# Is interchanging the orders of averaging operation with integral operation allowed?

In the book Nonequilibrium Statistical Mechanics by Zwanzig, at page 6, after explaining Langevin equation Brownian motion, to show that $$\langle v^2\rangle = (3/2)k_B T/m$$ consistent with the Langevin equation, he states

$$v(t)=e^{-G / m} v(0)+\frac{1}{m}\int_{0}^{t} \mathrm{d}t^{\prime} e^{-\zeta\left(t-t^{\prime}\right) / m} \delta F\left(t^{\prime}\right)$$

[...]

On averaging over noise, these cross terms vanish. The final term is second order in the noise: $$\frac{1}{m^2}\int_{0}^{t} \mathrm{d}t^{\prime} e^{-\zeta(t-r) / m} \delta F\left(t^{\prime}\right) \int_{0}^{t} \mathrm{d}t^{\prime \prime} e^{-\zeta(t-r) / m} \delta F\left(t^{\prime \prime}\right).$$ Now the product of two noise factors is averaged, according to eq. (1.5), and leads to $$\frac{1}{m^2}\int_{0}^{t} \mathrm{d}t^{\prime} e^{-\zeta(t-r) / m} \int_{0}^{t} \mathrm{d}t^{\prime \prime} e^{-\zeta\left(t-r^{*}\right) / m} 2 B \delta\left(t^{\prime}-t^{\prime \prime}\right).$$

However, I cannot understand how does it go from stochastic integral to usual integral.

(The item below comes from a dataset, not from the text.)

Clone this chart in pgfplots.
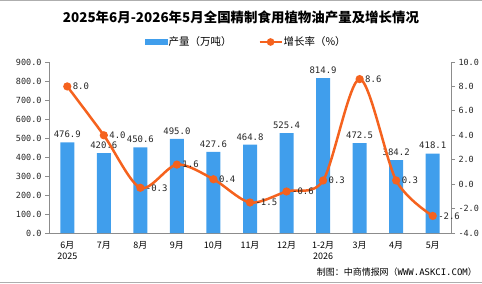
\documentclass[border=0pt]{standalone}
\usepackage{pgfplots}
\pgfplotsset{compat=1.18}
\usepackage{fontspec}
\setmainfont{Noto Sans CJK SC}
\newfontfamily\numfont{DejaVu Sans Mono}
\definecolor{barblue}{RGB}{64,158,236}
\definecolor{lineorange}{RGB}{245,98,30}
\definecolor{axgray}{RGB}{140,140,140}
\pgfplotstableread{
x prod growth
0 476.9 8.0
1 420.6 4.0
2 450.6 -0.3
3 495.0 1.6
4 427.6 0.4
5 464.8 -1.5
6 525.4 -0.6
7 814.9 0.3
8 472.5 8.6
9 384.2 0.3
10 418.1 -2.6
}\datatable
\begin{document}
\begin{tikzpicture}
\path[use as bounding box] (0,0) rectangle (482bp,284bp);
\draw[axgray!70, line width=1bp] (0,283.5bp) -- (482bp,283.5bp);
\draw[axgray!70, line width=1bp] (0,1.5bp) -- (482bp,1.5bp);
\node[font=\bfseries\fontsize{13.5}{15}\selectfont] at (241bp,267bp) {2025年6月-2026年5月全国精制食用植物油产量及增长情况};
\node[anchor=east, font=\fontsize{9}{10}\selectfont, inner sep=0pt] at (477bp,12bp) {制图：中商情报网（\numfont WWW.ASKCI.COM\rmfamily）};
\begin{axis}[
  at={(49bp,51bp)}, anchor=south west,
  scale only axis, width=402bp, height=171bp,
  xmin=-0.5, xmax=10.5, ymin=0, ymax=900,
  axis y line*=left, axis x line*=bottom,
  axis line style={axgray, line width=0.8pt},
  xtick={0,...,10},
  xticklabels={{6月\\2025},7月,8月,9月,10月,11月,12月,{1-2月\\2026},3月,4月,5月},
  xticklabel style={align=center, font=\fontsize{9}{11}\selectfont, text=black, yshift=-1bp},
  major x tick style={draw=none},
  extra x ticks={-0.5,0.5,...,10.5},
  extra x tick labels={},
  extra x tick style={tick style={axgray, line width=0.8pt}, major tick length=4bp, tick align=outside},
  ytick={0,100,...,900},
  /pgf/number format/fixed, /pgf/number format/fixed zerofill, /pgf/number format/precision=1, /pgf/number format/assume math mode=true,
  yticklabel style={font=\numfont\fontsize{8.5}{10}\selectfont, text=black!85},
  y tick style={axgray, line width=0.8pt}, major tick length=4bp, tick align=outside,
]
\addplot[ybar, bar width=14bp, fill=barblue, draw=none,
  nodes near coords={\pgfmathprintnumber[fixed,fixed zerofill,precision=1,assume math mode=true]{\pgfplotspointmeta}},
  every node near coord/.append style={font=\numfont\fontsize{9}{10}\selectfont, text=black!85, yshift=1bp}]
  table[x=x, y=prod] {\datatable};
\end{axis}
\begin{axis}[
  at={(49bp,51bp)}, anchor=south west,
  scale only axis, width=402bp, height=171bp,
  xmin=-0.5, xmax=10.5, ymin=-4, ymax=10,
  axis y line*=right, axis x line=none,
  axis line style={axgray, line width=0.8pt},
  ytick={-4,-2,...,10},
  /pgf/number format/fixed, /pgf/number format/fixed zerofill, /pgf/number format/precision=1, /pgf/number format/assume math mode=true,
  yticklabel style={font=\numfont\fontsize{8.5}{10}\selectfont, text=black!85},
  y tick style={axgray, line width=0.8pt}, major tick length=4bp, tick align=outside,
  legend columns=2,
  legend style={at={(0.49,1.117)}, anchor=center, draw=none, fill=none,
    font=\fontsize{10.5}{11}\selectfont, column sep=0bp,
    /tikz/every even column/.append style={column sep=26bp},
    nodes={inner xsep=1bp}},
]
\addlegendimage{legend image code/.code={\fill[barblue] (-4bp,-2.5bp) rectangle (18bp,2.5bp);}}
\addlegendentry{产量（万吨）}
\addplot[lineorange, line width=2.5bp, smooth, tension=0.5, mark=*, mark size=2.8bp,
  mark options={fill=lineorange, draw=lineorange},
  nodes near coords={\pgfmathprintnumber[fixed,fixed zerofill,precision=1,assume math mode=true]{\pgfplotspointmeta}},
  every node near coord/.append style={font=\numfont\fontsize{9}{10}\selectfont, text=black!85, anchor=west, xshift=1bp, yshift=0bp},
  legend image code/.code={\draw[lineorange, line width=2.2bp] (-4bp,0bp) -- (18bp,0bp); \fill[lineorange] (7bp,0bp) circle (2.5bp);}]
  table[x=x, y=growth] {\datatable};
\addlegendentry{增长率（\%）}
\end{axis}
\end{tikzpicture}
\end{document}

Is interchanging the orders of averaging operation with integral operation allowed?

Edit:

For example, a similar thing is done on page 8,

$$x(t)=\int_{0}^{t} v(s)\mathrm{d}s$$ where $$v(s)$$ is the velocity of the particle at time $$s .$$ The ensemble average of the mean squared displacement is $$\left\langle x^{2}\right\rangle=\left\langle\int_{0}^{t} \mathrm{d}s_{1} v\left(s_{1}\right) \int_{0}^{t} \mathrm{d}s_{2} v\left(s_{2}\right)\right\rangle=\int_{0}^{t} \mathrm{d}s_{1} \int_{0}^{t} \mathrm{d}s_{2}\left\langle v\left(s_{1}\right) v\left(s_{2}\right)\right\rangle.$$

Validity of this interchanging is regulated by Fubini–Tonelli theorem. If your spaces and functions are "normal", then this is a valid transformation. "Normal" here means $$\sigma$$-finiteness of spaces measure's and finiteness of integrals. Usually your integrals are finite due to their physical nature.